On the one hand, you have the nearly impenetrable cliques of the upper class, whose structure survives in part via nepotism but also through the free will of emerging generations and their propensity to socialize with others of similar upbringing and status until they partner off and perhaps spawn more bourgeoisie babies. I should note that this is neither a judgment nor a criticism. It is simply an observation and in all likelihood the same observation I would make in many cities and countries if given the chance to immerse myself as I have in Mexico. But how do these people affect me and the beautiful chaos? They throw parties because they have the money and connections and friends and spaces. And they all know each other by a degree of separation so the coincidences grow and ripen the deeper you dig into the crowd.
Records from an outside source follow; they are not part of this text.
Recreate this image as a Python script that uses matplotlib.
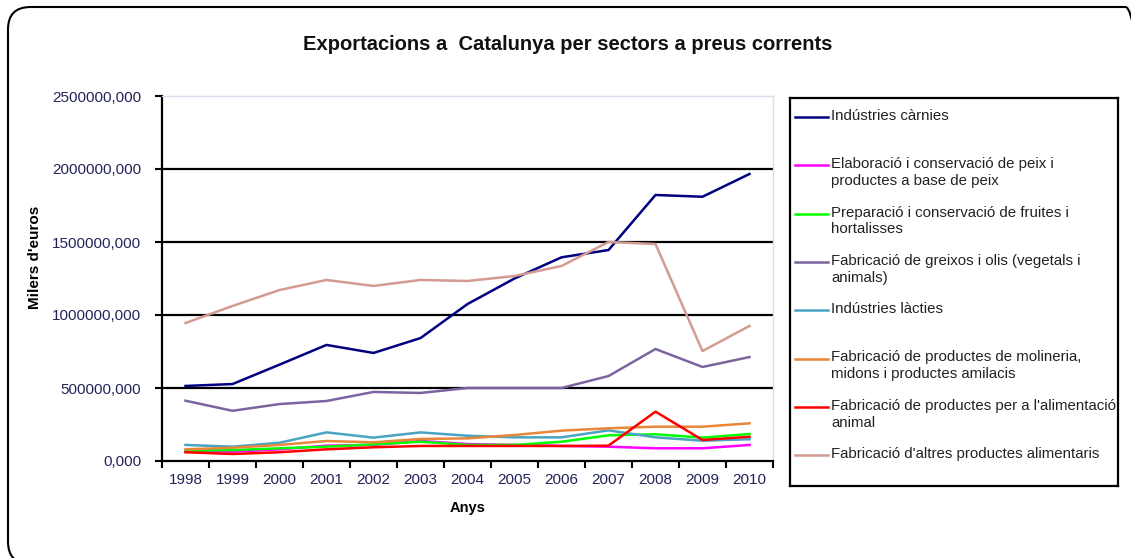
import matplotlib
matplotlib.use("Agg")
import matplotlib.pyplot as plt
from matplotlib.patches import FancyBboxPatch
from matplotlib.ticker import FuncFormatter

plt.rcParams['font.family'] = ['Liberation Sans', 'DejaVu Sans']

years = ["1998", "1999", "2000", "2001", "2002", "2003", "2004",
         "2005", "2006", "2007", "2008", "2009", "2010"]

carnies = [514, 527, 660, 795, 740, 842, 1075, 1250, 1395, 1445, 1822, 1810, 1966]
peix = [68, 64, 80, 105, 110, 137, 116, 110, 103, 98, 87, 87, 110]
fruites = [71, 75, 87, 98, 114, 132, 110, 110, 132, 176, 183, 160, 185]
greixos = [413, 344, 390, 411, 473, 466, 500, 500, 500, 582, 767, 644, 712]
lacties = [110, 98, 125, 196, 160, 196, 173, 162, 162, 210, 162, 139, 149]
molineria = [80, 91, 110, 137, 128, 151, 155, 178, 208, 224, 235, 235, 258]
animal = [60, 48, 60, 80, 94, 103, 103, 103, 103, 105, 338, 144, 166]
altres = [945, 1062, 1171, 1240, 1199, 1240, 1233, 1267, 1336, 1500, 1486, 753, 925]

labels = [
    "Indústries càrnies",
    "Elaboració i conservació de peix i\nproductes a base de peix",
    "Preparació i conservació de fruites i\nhortalisses",
    "Fabricació de greixos i olis (vegetals i\nanimals)",
    "Indústries làcties",
    "Fabricació de productes de molineria,\nmidons i productes amilacis",
    "Fabricació de productes per a l'alimentació\nanimal",
    "Fabricació d'altres productes alimentaris",
]
series = [carnies, peix, fruites, greixos, lacties, molineria, animal, altres]
colors = ["#000080", "#ff00ff", "#00ff00", "#7b64a0",
          "#4aa3c2", "#e8873a", "#ff0000", "#d49a94"]

navy = "#23235a"

fig = plt.figure(figsize=(11.31, 5.58), dpi=100)

# outer rounded frame (bottom and right run off the picture, as in the source)
frame = FancyBboxPatch((8 / 1131, -6 / 558), 1140 / 1131, 557 / 558,
                       boxstyle="round,pad=0,rounding_size=0.02",
                       transform=fig.transFigure, fill=False,
                       edgecolor="black", linewidth=1.5, mutation_aspect=2.0)
fig.patches.append(frame)

ax = fig.add_axes([162 / 1131, 97 / 558, 611 / 1131, 365 / 558])
x = list(range(len(years)))
for vals, col in zip(series, colors):
    ax.plot(x, [v * 1000 for v in vals], color=col, linewidth=1.8, zorder=3)

ax.set_xlim(-0.5, len(years) - 0.5)
ax.set_ylim(0, 2500000)
ax.set_yticks([0, 500000, 1000000, 1500000, 2000000, 2500000])
ax.yaxis.set_major_formatter(FuncFormatter(lambda v, p: "%d,000" % v))
for g in [500000, 1000000, 1500000, 2000000]:
    ax.axhline(g, color="black", linewidth=1.6, zorder=2)

ax.set_xticks([i - 0.5 for i in range(len(years) + 1)])
ax.set_xticklabels([])
ax.set_xticks(x, minor=True)
ax.set_xticklabels(years, minor=True)
ax.tick_params(axis="x", which="minor", length=0, pad=9, labelsize=11, labelcolor=navy)
ax.tick_params(axis="x", which="major", length=5, width=1.5, direction="out")
ax.tick_params(axis="y", length=5, width=1.5, direction="out", labelsize=11,
               labelcolor=navy, pad=10)

for s in ["left", "bottom"]:
    ax.spines[s].set_linewidth(1.6)
    ax.spines[s].set_color("black")
for s in ["top", "right"]:
    ax.spines[s].set_color("#dcdcec")
    ax.spines[s].set_linewidth(1.0)

ax.set_xlabel("Anys", fontsize=10.5, fontweight="bold", labelpad=10)
fig.text(35 / 1131, 1 - 257 / 558, "Milers d'euros", rotation=90, fontsize=11,
         fontweight="bold", ha="center", va="center")
fig.text(568 / 1131, 1 - 44 / 558, "Exportacions a  Catalunya per sectors a preus corrents",
         fontsize=14.5, fontweight="bold", ha="center", va="center", color="#111111")

# legend box
lg = fig.add_axes([790 / 1131, 72 / 558, 328 / 1131, 388 / 558])
lg.set_xlim(0, 328)
lg.set_ylim(388, 0)
lg.set_xticks([])
lg.set_yticks([])
for s in lg.spines.values():
    s.set_linewidth(1.6)
    s.set_color("black")
for i, (lab, col) in enumerate(zip(labels, colors)):
    yy = 19 + i * 48.3
    lg.plot([5, 38], [yy, yy], color=col, linewidth=1.8)
    lg.text(41, yy - 8, lab, fontsize=10.8, va="top", ha="left",
            color="#222222", linespacing=1.25)

fig.savefig("out.png", dpi=100)
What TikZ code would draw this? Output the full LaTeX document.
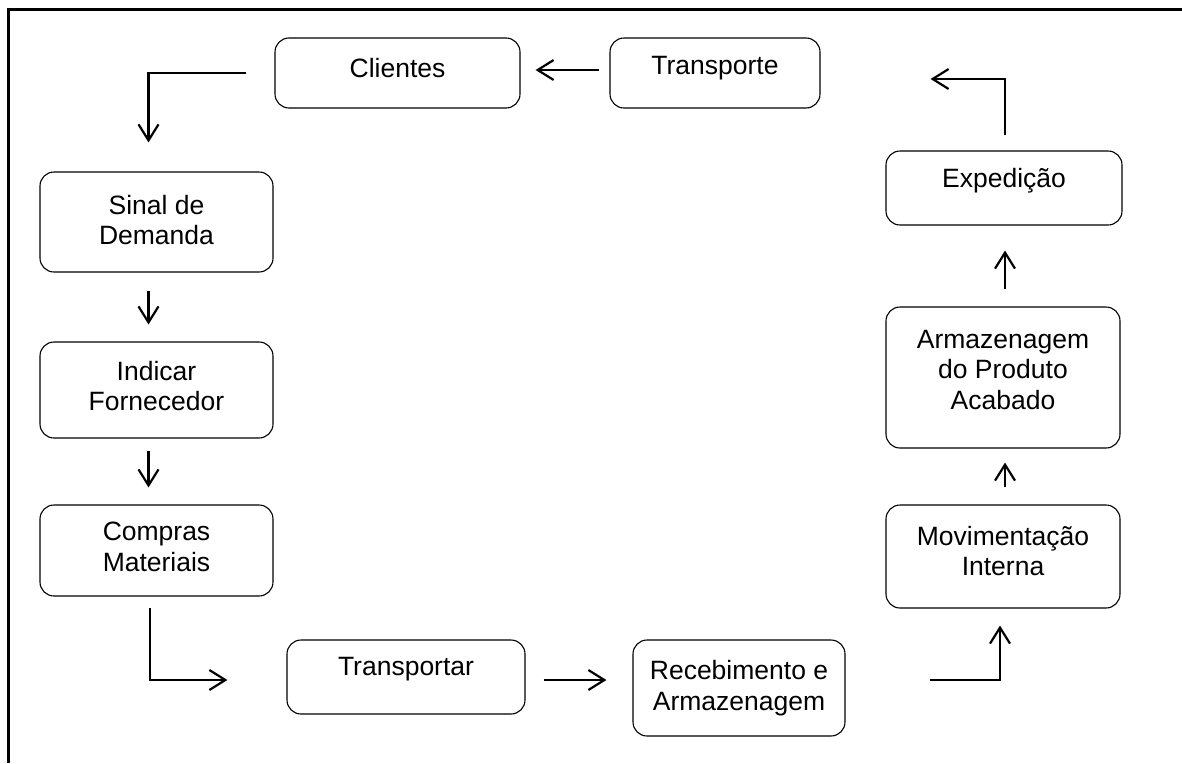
\documentclass[tikz,border=0pt]{standalone}
\usepackage{fontspec}
\setmainfont{Liberation Sans}
\usetikzlibrary{arrows.meta,calc}
\begin{document}
\begin{tikzpicture}[x=1pt,y=-1pt,
  box/.style={draw,line width=1.1pt,rounded corners=14pt,inner sep=0pt},
  txt/.style={align=center,inner sep=0pt,font=\fontsize{26.5}{30.5}\selectfont},
  arr/.style={line width=2.2pt,-{Straight Barb[length=16pt,width=20pt,line width=2.2pt]}}]
\useasboundingbox (0,0) rectangle (1182,763);
% frame
\draw[line width=3pt] (8,763) -- (8,9) -- (1182,9);
% boxes
\node[box,minimum width=245pt,minimum height=70pt] (cli) at (397.5,73) {};
\node[box,minimum width=210pt,minimum height=70pt] (tra) at (715,73) {};
\node[box,minimum width=233pt,minimum height=100pt] (sin) at (156.5,222) {};
\node[box,minimum width=233pt,minimum height=96pt] (ind) at (156.5,390) {};
\node[box,minimum width=233pt,minimum height=91pt] (com) at (156.5,550.5) {};
\node[box,minimum width=238pt,minimum height=74pt] (trp) at (406,677) {};
\node[box,minimum width=212pt,minimum height=96pt] (rec) at (739,688) {};
\node[box,minimum width=234pt,minimum height=103pt] (mov) at (1003,556.5) {};
\node[box,minimum width=234pt,minimum height=141pt] (arm) at (1003,377.5) {};
\node[box,minimum width=236pt,minimum height=74pt] (exp) at (1004,188) {};
% texts
\node[txt] (cliT) at (397.5,68) {Clientes};
\node[txt] (traT) at (715,68) {Transporte};
\node[txt] (sinT) at (156.5,220) {Sinal de\\Demanda};
\node[txt] (indT) at (156.5,386) {Indicar\\Fornecedor};
\node[txt] (comT) at (156.5,547) {Compras\\Materiais};
\node[txt] (trpT) at (406,669) {Transportar};
\node[txt] (recT) at (739,688) {Recebimento e\\Armazenagem};
\node[txt] (movT) at (1003,551) {Movimentação\\Interna};
\node[txt] (armT) at (1003,370) {Armazenagem\\do Produto\\Acabado};
\node[txt] (expT) at (1004,181) {Expedição};
% connectors
\draw[arr] ($(tra.west)+(-10,-3)$) -- ($(cli.east)+(15,-3)$);
\draw[arr] ($(cli.west)+(-28,0)$) -| ($(sin.north)+(-8,-29)$);
\draw[arr] ($(sin.south)+(-8,18)$) -- ($(ind.north)+(-8,-17)$);
\draw[arr] ($(ind.south)+(-8,12)$) -- ($(com.north)+(-8,-17)$);
\draw[arr] ($(com.south)+(-6.5,11)$) |- ($(trp.west)+(-59,3)$);
\draw[arr] ($(trp.east)+(18,3)$) -- ($(rec.west)+(-26,-8)$);
\draw[arr] ($(rec.east)+(84,-8)$) -| ($(mov.south)+(-3,17)$);
\draw[arr] ($(mov.north)+(2,-17)$) -- ($(arm.south)+(2,14)$);
\draw[arr] ($(arm.north)+(2,-17)$) -- ($(exp.south)+(1,25)$);
\draw[arr] ($(exp.north)+(1,-15)$) |- ($(tra.east)+(110,6)$);
\end{tikzpicture}
\end{document}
On the other hand, you also have the have-nots. People who moved from other states or pueblos or who simply were born into a less glamorous class within the boundaries of the Federal District. The general periphery, physically and monetarily. These people have a much harder time getting ahead in a city where who-you-know dictates how far you can rise and what doors will open when you show up most likely uninvited. This is harder to define because it can range from the wanna-be fresas to the guy selling self-help books on the metro. Regardless of which flavor, there is a desperation sometimes associated with working hard and getting no returns and having little hope of pulling yourself up by your bootstraps to make a better life, the national ethos inculcated in Americans as not only possible but a right. The so called "American Dream." So for those who do not leave Mexico to chase the same dream my Granpapi stalked through hitchhiking, train hopping and urban scavenging, there is a chance they may feel anything from a pinch to a gash of hopelessness. This hopelessness can, in turn, breed anarchy, leading to some pretty fucked up events, from unprovoked violence on dark avenues to incredible squatter parties in abandoned buildings overlooking highways that would daunt even Philip K. Dick.

The real truth of the matter is that I am, at best, hypothesizing and if so, guess that someone else has captured similar ideas before but probably with more eloquence and definitely with more support. At worst, I am making crude generalizations. But neither is of consequence because the point is that the city has the "it factor" and one only describes someone or something in such a way because "it" is inherently inexplicable, unquantifiable, inimitable.

So whatever the hell "it" is, keep on coming.